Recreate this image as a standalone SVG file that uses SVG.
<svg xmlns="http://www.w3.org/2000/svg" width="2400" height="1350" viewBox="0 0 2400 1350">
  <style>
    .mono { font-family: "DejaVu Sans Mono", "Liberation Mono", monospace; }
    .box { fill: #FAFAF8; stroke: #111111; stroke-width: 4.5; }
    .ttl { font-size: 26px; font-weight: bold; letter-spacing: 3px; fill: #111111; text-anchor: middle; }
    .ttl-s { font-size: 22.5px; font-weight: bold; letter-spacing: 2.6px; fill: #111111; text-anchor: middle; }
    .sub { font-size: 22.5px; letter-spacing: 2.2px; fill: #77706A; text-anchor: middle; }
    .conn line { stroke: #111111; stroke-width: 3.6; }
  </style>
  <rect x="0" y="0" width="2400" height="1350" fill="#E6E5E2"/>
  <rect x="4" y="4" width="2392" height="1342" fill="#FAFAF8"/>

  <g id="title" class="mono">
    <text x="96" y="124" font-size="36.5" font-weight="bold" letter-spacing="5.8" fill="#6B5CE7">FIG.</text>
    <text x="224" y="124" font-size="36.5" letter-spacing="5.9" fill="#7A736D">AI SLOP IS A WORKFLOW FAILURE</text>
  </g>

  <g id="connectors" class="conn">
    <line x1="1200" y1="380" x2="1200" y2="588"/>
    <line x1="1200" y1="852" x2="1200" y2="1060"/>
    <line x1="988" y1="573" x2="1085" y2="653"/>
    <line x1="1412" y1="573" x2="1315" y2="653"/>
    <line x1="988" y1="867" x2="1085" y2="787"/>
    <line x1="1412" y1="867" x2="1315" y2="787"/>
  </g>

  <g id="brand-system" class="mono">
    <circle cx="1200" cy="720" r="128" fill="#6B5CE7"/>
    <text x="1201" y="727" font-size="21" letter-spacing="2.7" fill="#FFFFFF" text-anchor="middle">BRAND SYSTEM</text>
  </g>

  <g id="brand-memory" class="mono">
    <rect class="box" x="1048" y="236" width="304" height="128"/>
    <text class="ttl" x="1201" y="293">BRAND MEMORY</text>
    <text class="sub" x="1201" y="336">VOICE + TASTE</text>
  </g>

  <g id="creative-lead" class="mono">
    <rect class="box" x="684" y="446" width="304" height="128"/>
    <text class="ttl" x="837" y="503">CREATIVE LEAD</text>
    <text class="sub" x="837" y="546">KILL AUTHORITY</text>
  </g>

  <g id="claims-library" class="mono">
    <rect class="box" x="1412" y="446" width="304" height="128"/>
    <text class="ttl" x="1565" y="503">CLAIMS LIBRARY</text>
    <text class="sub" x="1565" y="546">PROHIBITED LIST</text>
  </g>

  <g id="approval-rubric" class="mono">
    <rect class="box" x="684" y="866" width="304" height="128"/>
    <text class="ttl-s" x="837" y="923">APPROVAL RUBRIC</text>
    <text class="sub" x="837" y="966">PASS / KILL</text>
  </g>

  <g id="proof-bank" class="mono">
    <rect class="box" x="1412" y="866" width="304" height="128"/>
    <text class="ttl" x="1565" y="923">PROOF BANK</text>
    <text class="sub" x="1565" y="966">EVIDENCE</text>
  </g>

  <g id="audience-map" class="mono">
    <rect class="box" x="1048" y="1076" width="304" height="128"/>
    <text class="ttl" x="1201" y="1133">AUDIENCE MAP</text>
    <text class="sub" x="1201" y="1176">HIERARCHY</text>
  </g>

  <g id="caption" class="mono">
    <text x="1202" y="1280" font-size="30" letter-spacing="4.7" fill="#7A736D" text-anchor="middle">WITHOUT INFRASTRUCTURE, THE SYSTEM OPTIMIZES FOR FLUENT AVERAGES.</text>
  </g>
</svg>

------------------------------------------------

Problem requirements: Extract all lines as given.

The output:
Recreate this image as a standalone SVG file that uses SVG.
<svg xmlns="http://www.w3.org/2000/svg" width="2400" height="1350" viewBox="0 0 2400 1350">
  <style>
    .mono { font-family: "DejaVu Sans Mono", "Liberation Mono", monospace; }
    .box { fill: #FAFAF8; stroke: #111111; stroke-width: 4.5; }
    .ttl { font-size: 26px; font-weight: bold; letter-spacing: 3px; fill: #111111; text-anchor: middle; }
    .ttl-s { font-size: 22.5px; font-weight: bold; letter-spacing: 2.6px; fill: #111111; text-anchor: middle; }
    .sub { font-size: 22.5px; letter-spacing: 2.2px; fill: #77706A; text-anchor: middle; }
    .conn line { stroke: #111111; stroke-width: 3.6; }
  </style>
  <rect x="0" y="0" width="2400" height="1350" fill="#E6E5E2"/>
  <rect x="4" y="4" width="2392" height="1342" fill="#FAFAF8"/>

  <g id="title" class="mono">
    <text x="96" y="124" font-size="36.5" font-weight="bold" letter-spacing="5.8" fill="#6B5CE7">FIG.</text>
    <text x="224" y="124" font-size="36.5" letter-spacing="5.9" fill="#7A736D">AI SLOP IS A WORKFLOW FAILURE</text>
  </g>

  <g id="connectors" class="conn">
    <line x1="1200" y1="380" x2="1200" y2="588"/>
    <line x1="1200" y1="852" x2="1200" y2="1060"/>
    <line x1="988" y1="573" x2="1085" y2="653"/>
    <line x1="1412" y1="573" x2="1315" y2="653"/>
    <line x1="988" y1="867" x2="1085" y2="787"/>
    <line x1="1412" y1="867" x2="1315" y2="787"/>
  </g>

  <g id="brand-system" class="mono">
    <circle cx="1200" cy="720" r="128" fill="#6B5CE7"/>
    <text x="1201" y="727" font-size="21" letter-spacing="2.7" fill="#FFFFFF" text-anchor="middle">BRAND SYSTEM</text>
  </g>

  <g id="brand-memory" class="mono">
    <rect class="box" x="1048" y="236" width="304" height="128"/>
    <text class="ttl" x="1201" y="293">BRAND MEMORY</text>
    <text class="sub" x="1201" y="336">VOICE + TASTE</text>
  </g>

  <g id="creative-lead" class="mono">
    <rect class="box" x="684" y="446" width="304" height="128"/>
    <text class="ttl" x="837" y="503">CREATIVE LEAD</text>
    <text class="sub" x="837" y="546">KILL AUTHORITY</text>
  </g>

  <g id="claims-library" class="mono">
    <rect class="box" x="1412" y="446" width="304" height="128"/>
    <text class="ttl" x="1565" y="503">CLAIMS LIBRARY</text>
    <text class="sub" x="1565" y="546">PROHIBITED LIST</text>
  </g>

  <g id="approval-rubric" class="mono">
    <rect class="box" x="684" y="866" width="304" height="128"/>
    <text class="ttl-s" x="837" y="923">APPROVAL RUBRIC</text>
    <text class="sub" x="837" y="966">PASS / KILL</text>
  </g>

  <g id="proof-bank" class="mono">
    <rect class="box" x="1412" y="866" width="304" height="128"/>
    <text class="ttl" x="1565" y="923">PROOF BANK</text>
    <text class="sub" x="1565" y="966">EVIDENCE</text>
  </g>

  <g id="audience-map" class="mono">
    <rect class="box" x="1048" y="1076" width="304" height="128"/>
    <text class="ttl" x="1201" y="1133">AUDIENCE MAP</text>
    <text class="sub" x="1201" y="1176">HIERARCHY</text>
  </g>

  <g id="caption" class="mono">
    <text x="1202" y="1280" font-size="30" letter-spacing="4.7" fill="#7A736D" text-anchor="middle">WITHOUT INFRASTRUCTURE, THE SYSTEM OPTIMIZES FOR FLUENT AVERAGES.</text>
  </g>
</svg>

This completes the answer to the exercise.